King Kaufman's Sports Daily

In a pair of games for the ages, one nearly endless and the other nearly unseen, the Red Sox stay alive and the Astros get within a win of the World Series.

Oct 19, 2004 | That was a couple of great baseball games they played Monday night. And that was just in Boston. They played a pretty good one in Houston too. It would take a Tolstoy to do it all justice, but he was watching football, the fool.

Fresh -- or maybe a better word would be bleary -- off a 12-inning, five-hour, two-minute marathon of a Game 4 that ended in the wee hours of Monday morning, the Red Sox and Yankees began Game 5 a little after 5 p.m. EDT Monday at Fenway Park. Five hours, 49 minutes later they'd played the longest postseason game in history, measured by the clock, and David Ortiz, whose position is designated game-winning hitter, was being mobbed after driving in the winning run for the second time in less than 24 hours.

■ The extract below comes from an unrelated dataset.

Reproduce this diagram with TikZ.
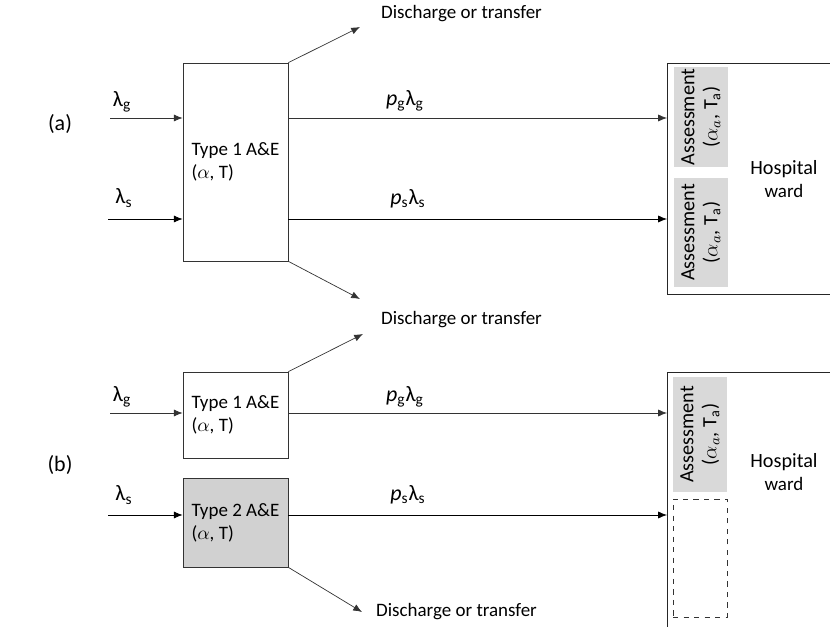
\documentclass[tikz,border=0pt]{standalone}
\usepackage{fontspec}
\setmainfont{Carlito}
\usetikzlibrary{positioning,arrows.meta}

\tikzset{
  flow/.style={-{Latex[length=5pt,width=4pt]}, draw=black!80},
  aebox/.style={draw=black!80, align=left, minimum width=2.1cm, inner sep=2pt},
  assess/.style={fill=black!15, rotate=90, align=center, minimum height=1.08cm, inner sep=1pt, font=\fontsize{11.5}{13}\selectfont},
  ward/.style={draw=black!85, anchor=north west, minimum width=4cm},
  lbl/.style={font=\fontsize{12.5}{14}\selectfont},
}

\begin{document}
\begin{tikzpicture}[font=\fontsize{10.8}{13}\selectfont]
    \useasboundingbox (0,0) rectangle (16.6,-12.54);
    \clip (0,0) rectangle (16.6,-12.54);

    % (a) one A&E for both streams
    \node[lbl] (laba) at (1.2,-2.48) {(a)};
    \node[aebox, minimum height=3.96cm] (t1a) at (4.71,-3.24) {Type 1 A\&E\\($\alpha$, T)};
    \node[ward, minimum height=4.62cm] (warda) at (13.34,-1.26) {};
    \node[assess, minimum width=2.0cm] (asa1) at (14.02,-2.34) {Assessment\\($\alpha_a$, T\textsubscript{a})};
    \node[assess, minimum width=2.18cm] (asa2) at (14.02,-4.65) {Assessment\\($\alpha_a$, T\textsubscript{a})};
    \node[align=center] (hwa) at (15.68,-3.58) {\fontsize{11.5}{13}\selectfont Hospital\\ward};

    \coordinate (ga) at (2.2,-2.36);
    \coordinate (sa) at (2.16,-4.38);
    \node[lbl] (lga) at (2.44,-2.04) {λ\textsubscript{g}};
    \node[lbl] (lsa) at (2.48,-3.96) {λ\textsubscript{s}};
    \draw[flow] (ga) -- (t1a.west |- ga);
    \draw[flow, draw=black] (sa) -- (t1a.west |- sa);
    \draw[flow] (t1a.east |- ga) -- (warda.west |- ga);
    \draw[flow, draw=black] (t1a.east |- sa) -- (warda.west |- sa);
    \node[lbl] (pga) at (8.1,-2.02) {\textit{p}\textsubscript{g}λ\textsubscript{g}};
    \node[lbl] (psa) at (8.16,-3.98) {\textit{p}\textsubscript{s}λ\textsubscript{s}};

    % discharge
    \node[anchor=west] (dis1) at (7.5,-0.28) {Discharge or transfer};
    \node[anchor=west] (dis2) at (7.5,-6.4) {Discharge or transfer};
    \node[anchor=west] (dis3) at (7.4,-12.24) {Discharge or transfer};
    \coordinate (da1) at (7.2,-0.54);
    \coordinate (da2) at (7.2,-5.98);
    \coordinate (db1) at (7.26,-6.68);
    \coordinate (db2) at (7.24,-12.24);
    \draw[flow] (t1a.north east) -- (da1);
    \draw[flow] (t1a.south east) -- (da2);

    % (b) separate A&E for the s stream
    \node[lbl] (labb) at (1.2,-9.3) {(b)};
    \node[aebox, minimum height=1.72cm] (t1b) at (4.71,-8.3) {Type 1 A\&E\\($\alpha$, T)};
    \node[aebox, fill=black!18, minimum height=1.78cm] (t2b) at (4.71,-10.45) {Type 2 A\&E\\($\alpha$, T)};
    \node[ward, minimum height=6cm] (wardb) at (13.34,-7.44) {};
    \node[assess, minimum width=2.3cm] (asb) at (14.0,-8.69) {Assessment\\($\alpha_a$, T\textsubscript{a})};
    \node[draw=black!80, dashed, minimum width=1.08cm, minimum height=2.36cm] (emptyb) at (14.0,-11.16) {};
    \node[align=center] (hwb) at (15.68,-9.44) {\fontsize{11.5}{13}\selectfont Hospital\\ward};

    \coordinate (gb) at (2.2,-8.26);
    \coordinate (sb) at (2.16,-10.3);
    \node[lbl] (lgb) at (2.44,-7.94) {λ\textsubscript{g}};
    \node[lbl] (lsb) at (2.48,-9.9) {λ\textsubscript{s}};
    \draw[flow] (gb) -- (t1b.west |- gb);
    \draw[flow, draw=black] (sb) -- (t2b.west |- sb);
    \draw[flow] (t1b.east |- gb) -- (wardb.west |- gb);
    \draw[flow, draw=black] (t2b.east |- sb) -- (wardb.west |- sb);
    \node[lbl] (pgb) at (8.1,-7.94) {\textit{p}\textsubscript{g}λ\textsubscript{g}};
    \node[lbl] (psb) at (8.16,-9.9) {\textit{p}\textsubscript{s}λ\textsubscript{s}};

    \draw[flow] (t1b.north east) -- (db1);
    \draw[flow] (t2b.south east) -- (db2);
\end{tikzpicture}
\end{document}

The Red Sox bounce on and off the critical list more often than a young Liz Taylor, and they've now staved off elimination in extra innings on consecutive days. Once down 3-0 in the American League Championship Series, they've forced the series to a Game 6, optimistically scheduled for Tuesday night in a rainy New York.

Meanwhile, back at the ranch ... This fine country mostly missed a beautiful ballgame between the Astros and Cardinals, teams you might have heard about, at A Day With Orange Juice Is Like a Day Without Enron Field at Minute Maid Park. It started three hours after the Red Sox-Yankees tilt and almost beat it to the finish line, Jeff Kent ending it with a three-run rocket over the left field bleachers.

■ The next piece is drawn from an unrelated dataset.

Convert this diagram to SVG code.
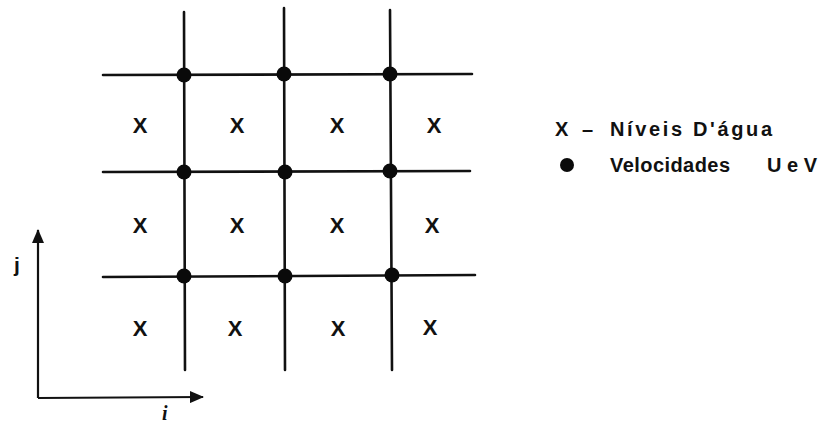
<svg xmlns="http://www.w3.org/2000/svg" width="822" height="427" viewBox="0 0 822 427">
<defs>
<style>
.ln{stroke:#111;stroke-width:2.6;fill:none;stroke-linecap:round}
.ax{stroke:#111;stroke-width:2.2;fill:none}
.dot{fill:#0a0a0a}
.x{font-family:"Liberation Sans",Arial,sans-serif;font-size:22px;font-weight:bold;fill:#111;text-anchor:middle}
.lg{font-family:"Liberation Sans",Arial,sans-serif;font-size:20px;font-weight:bold;fill:#111}
</style>
<marker id="ah" viewBox="0 0 14 12" refX="13" refY="6" markerWidth="14" markerHeight="12" orient="auto" markerUnits="userSpaceOnUse">
<path d="M0,0 L14,6 L0,12 z" fill="#111"/>
</marker>
</defs>
<rect width="822" height="427" fill="#fff"/>
<g id="grid">
<line class="ln" x1="184" y1="12" x2="185" y2="370"/>
<line class="ln" x1="284" y1="8" x2="285" y2="370"/>
<line class="ln" x1="390" y1="10" x2="392" y2="370"/>
<line class="ln" x1="103" y1="75" x2="472" y2="74"/>
<line class="ln" x1="103" y1="172" x2="470" y2="171"/>
<line class="ln" x1="103" y1="277" x2="475" y2="275"/>
</g>
<g id="velocities">
<circle class="dot" cx="184" cy="75" r="7.5"/>
<circle class="dot" cx="284" cy="74" r="7.5"/>
<circle class="dot" cx="390" cy="74" r="7.5"/>
<circle class="dot" cx="184" cy="172" r="7.5"/>
<circle class="dot" cx="285" cy="172" r="7.5"/>
<circle class="dot" cx="390" cy="171" r="7.5"/>
<circle class="dot" cx="184" cy="276" r="7.5"/>
<circle class="dot" cx="285" cy="276" r="7.5"/>
<circle class="dot" cx="392" cy="275" r="7.5"/>
</g>
<g id="levels">
<text class="x" x="140" y="133">X</text>
<text class="x" x="237" y="133">X</text>
<text class="x" x="337" y="133">X</text>
<text class="x" x="434" y="133">X</text>
<text class="x" x="140" y="233">X</text>
<text class="x" x="237" y="233">X</text>
<text class="x" x="337" y="233">X</text>
<text class="x" x="432" y="233">X</text>
<text class="x" x="140" y="336">X</text>
<text class="x" x="235" y="336">X</text>
<text class="x" x="338" y="336">X</text>
<text class="x" x="430" y="335">X</text>
</g>
<g id="axes">
<line class="ax" x1="38" y1="398" x2="38" y2="230" marker-end="url(#ah)"/>
<line class="ax" x1="38" y1="398" x2="203" y2="397" marker-end="url(#ah)"/>
<text x="14" y="272" style="font-family:'Liberation Sans',Arial,sans-serif;font-size:21px;font-weight:bold;fill:#111">j</text>
<text x="162" y="420" style="font-family:'Liberation Serif',serif;font-size:20px;font-weight:bold;font-style:italic;fill:#111">i</text>
</g>
<g id="legend">
<text class="lg" x="555" y="136">X</text>
<text class="lg" x="582" y="136">–</text>
<text class="lg" x="610" y="136" textLength="162" lengthAdjust="spacing">Níveis D'água</text>
<circle class="dot" cx="567" cy="165" r="7"/>
<text class="lg" x="610" y="172" textLength="120" lengthAdjust="spacing">Velocidades</text>
<text class="lg" x="767" y="172" textLength="50" lengthAdjust="spacing">U e V</text>
</g>
</svg>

It was the third straight win for the Astros, who now lead the National League Championship series 3-2 after losing the first two to the Cardinals, who dominated the league and appeared ready to waltz across Texas and right into the World Series.

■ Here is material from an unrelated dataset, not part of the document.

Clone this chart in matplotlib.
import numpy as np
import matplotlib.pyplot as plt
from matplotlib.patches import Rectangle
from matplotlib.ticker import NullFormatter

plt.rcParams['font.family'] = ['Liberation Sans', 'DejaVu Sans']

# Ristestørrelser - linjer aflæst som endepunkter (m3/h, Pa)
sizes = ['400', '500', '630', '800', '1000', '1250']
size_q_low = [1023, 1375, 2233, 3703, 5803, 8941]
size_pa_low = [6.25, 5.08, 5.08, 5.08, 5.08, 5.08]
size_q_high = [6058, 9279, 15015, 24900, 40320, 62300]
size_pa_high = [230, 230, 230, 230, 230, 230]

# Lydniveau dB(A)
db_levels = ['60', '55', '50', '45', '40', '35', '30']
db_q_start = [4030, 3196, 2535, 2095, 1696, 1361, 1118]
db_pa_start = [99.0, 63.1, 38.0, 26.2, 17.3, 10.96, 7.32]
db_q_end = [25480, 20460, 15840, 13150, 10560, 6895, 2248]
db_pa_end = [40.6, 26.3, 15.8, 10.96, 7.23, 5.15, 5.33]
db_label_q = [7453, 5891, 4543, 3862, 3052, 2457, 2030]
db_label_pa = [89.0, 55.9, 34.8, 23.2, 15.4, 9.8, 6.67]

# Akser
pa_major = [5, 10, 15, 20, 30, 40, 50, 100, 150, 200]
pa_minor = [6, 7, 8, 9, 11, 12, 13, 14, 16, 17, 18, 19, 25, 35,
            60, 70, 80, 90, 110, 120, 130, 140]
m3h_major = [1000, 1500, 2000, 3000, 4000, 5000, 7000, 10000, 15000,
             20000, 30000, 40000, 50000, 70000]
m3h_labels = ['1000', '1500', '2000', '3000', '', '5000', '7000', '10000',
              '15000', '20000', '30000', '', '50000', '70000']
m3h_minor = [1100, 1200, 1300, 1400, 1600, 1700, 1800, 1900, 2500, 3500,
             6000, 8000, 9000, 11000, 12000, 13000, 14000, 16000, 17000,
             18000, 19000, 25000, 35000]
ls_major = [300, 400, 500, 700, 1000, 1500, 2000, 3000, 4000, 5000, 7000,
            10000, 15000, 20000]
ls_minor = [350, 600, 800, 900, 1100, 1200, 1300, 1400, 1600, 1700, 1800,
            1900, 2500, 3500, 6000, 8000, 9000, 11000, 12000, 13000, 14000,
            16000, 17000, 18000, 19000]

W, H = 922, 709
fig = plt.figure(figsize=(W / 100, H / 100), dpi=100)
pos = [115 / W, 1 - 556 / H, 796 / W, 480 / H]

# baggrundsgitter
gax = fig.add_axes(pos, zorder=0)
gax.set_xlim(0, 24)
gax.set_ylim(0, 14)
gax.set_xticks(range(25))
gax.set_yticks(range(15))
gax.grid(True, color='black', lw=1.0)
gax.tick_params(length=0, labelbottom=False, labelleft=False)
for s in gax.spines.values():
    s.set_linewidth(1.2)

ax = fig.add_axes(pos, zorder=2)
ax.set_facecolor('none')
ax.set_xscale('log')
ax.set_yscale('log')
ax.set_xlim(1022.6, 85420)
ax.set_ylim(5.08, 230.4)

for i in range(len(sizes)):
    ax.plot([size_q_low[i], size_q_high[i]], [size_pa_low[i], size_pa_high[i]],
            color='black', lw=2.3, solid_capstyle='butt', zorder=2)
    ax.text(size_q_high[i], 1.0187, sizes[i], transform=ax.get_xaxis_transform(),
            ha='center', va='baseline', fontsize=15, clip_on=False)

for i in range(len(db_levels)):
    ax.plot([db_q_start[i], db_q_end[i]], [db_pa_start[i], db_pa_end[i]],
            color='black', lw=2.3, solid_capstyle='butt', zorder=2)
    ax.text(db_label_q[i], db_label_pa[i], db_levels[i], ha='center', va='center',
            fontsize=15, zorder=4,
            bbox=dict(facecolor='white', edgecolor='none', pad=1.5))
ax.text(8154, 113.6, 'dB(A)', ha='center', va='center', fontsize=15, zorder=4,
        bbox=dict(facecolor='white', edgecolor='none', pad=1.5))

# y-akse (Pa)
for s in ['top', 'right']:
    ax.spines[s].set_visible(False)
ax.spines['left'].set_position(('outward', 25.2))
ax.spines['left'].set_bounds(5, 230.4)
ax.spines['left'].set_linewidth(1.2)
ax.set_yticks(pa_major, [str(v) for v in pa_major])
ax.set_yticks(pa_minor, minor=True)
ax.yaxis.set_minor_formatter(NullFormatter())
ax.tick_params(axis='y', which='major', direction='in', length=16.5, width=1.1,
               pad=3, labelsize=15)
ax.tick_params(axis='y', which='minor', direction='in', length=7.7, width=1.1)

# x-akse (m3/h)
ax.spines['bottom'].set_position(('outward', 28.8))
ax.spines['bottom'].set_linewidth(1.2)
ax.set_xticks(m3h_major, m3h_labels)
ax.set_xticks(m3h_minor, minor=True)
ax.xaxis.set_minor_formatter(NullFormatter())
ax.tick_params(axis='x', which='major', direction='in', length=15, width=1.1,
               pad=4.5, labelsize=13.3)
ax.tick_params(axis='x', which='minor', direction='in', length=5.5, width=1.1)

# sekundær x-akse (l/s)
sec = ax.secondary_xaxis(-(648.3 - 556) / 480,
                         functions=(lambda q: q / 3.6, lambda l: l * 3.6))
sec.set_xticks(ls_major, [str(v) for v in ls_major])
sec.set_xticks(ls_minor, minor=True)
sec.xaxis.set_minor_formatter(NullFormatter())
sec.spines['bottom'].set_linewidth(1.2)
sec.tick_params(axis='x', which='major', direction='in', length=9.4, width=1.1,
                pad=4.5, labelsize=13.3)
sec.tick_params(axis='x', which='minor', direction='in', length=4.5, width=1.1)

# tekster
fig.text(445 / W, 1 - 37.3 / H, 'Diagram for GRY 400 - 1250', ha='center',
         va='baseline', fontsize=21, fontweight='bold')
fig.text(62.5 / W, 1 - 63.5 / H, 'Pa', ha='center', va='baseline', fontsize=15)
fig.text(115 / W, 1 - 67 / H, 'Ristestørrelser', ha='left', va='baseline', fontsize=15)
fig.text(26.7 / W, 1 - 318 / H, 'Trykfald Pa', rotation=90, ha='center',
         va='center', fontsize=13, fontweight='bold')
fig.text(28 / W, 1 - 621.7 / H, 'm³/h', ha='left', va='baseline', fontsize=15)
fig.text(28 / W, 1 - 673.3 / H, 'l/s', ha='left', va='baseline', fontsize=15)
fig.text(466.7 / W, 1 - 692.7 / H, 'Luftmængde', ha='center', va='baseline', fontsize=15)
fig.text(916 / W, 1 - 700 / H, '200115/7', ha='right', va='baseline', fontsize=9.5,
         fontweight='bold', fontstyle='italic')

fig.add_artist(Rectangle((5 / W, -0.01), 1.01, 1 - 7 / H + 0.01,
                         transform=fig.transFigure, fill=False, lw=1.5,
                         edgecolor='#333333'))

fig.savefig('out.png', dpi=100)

Except in Houston and St. Louis, this game appeared on a cable station called FX, which is best known for being unknown.

Brandon Backe of the Astros and Woody Williams of the Cardinals were the starting pitchers, as they had been in Game 1. In that game they both gave up four runs and were gone by the middle innings. In this one, while America watched the Sox and Yanks tumble into extra innings, they each allowed no runs and one hit, Williams over seven frames, Backe over eight.

Against the best lineup in the N.L., one that averaged well over five runs a game during the regular season, Backe took a perfect game into the fifth inning and a no-hitter into the sixth. The only hit he allowed was a single to right by Tony Womack. The only hit Williams allowed was a single to center by Jeff Bagwell in the first.

As you might expect, there was defense. There were running catches and sharp infield plays. Scott Rolen made a diving stop at third and threw out Bagwell from one knee. But the real highlights were provided by Carlos Beltran, who else.

In the seventh inning Beltran raced over to the left-center field gap and dived, flat out, to backhand a liner off the bat of Edgar Renteria. Cesar Cedeno lives! And then some, oh boy, and then some.

In the eighth Beltran one-upped himself, retreating on Reggie Sanders' mammoth drive to center field, a home run in 29 of the 30 big-league parks, and calmly backpedaling up the center field hill to catch it.

Are you following me? The center field hill! For some reason, there's a grassy knoll on the warning track in dead center field at the Juice Box, and not only did Beltran, his eyes on a titanic fly ball, navigate it to make the catch, not only did he not stumble, have his knees buckle, lose track of the ball as the ground beneath him began playing tricks, but he went up the damn hill backwards! And he appeared to do it with the same effort he'd employ in ambling three steps over to catch a batting-practice popup.

If there were a lake in center field, he'd have walked across it to make the catch.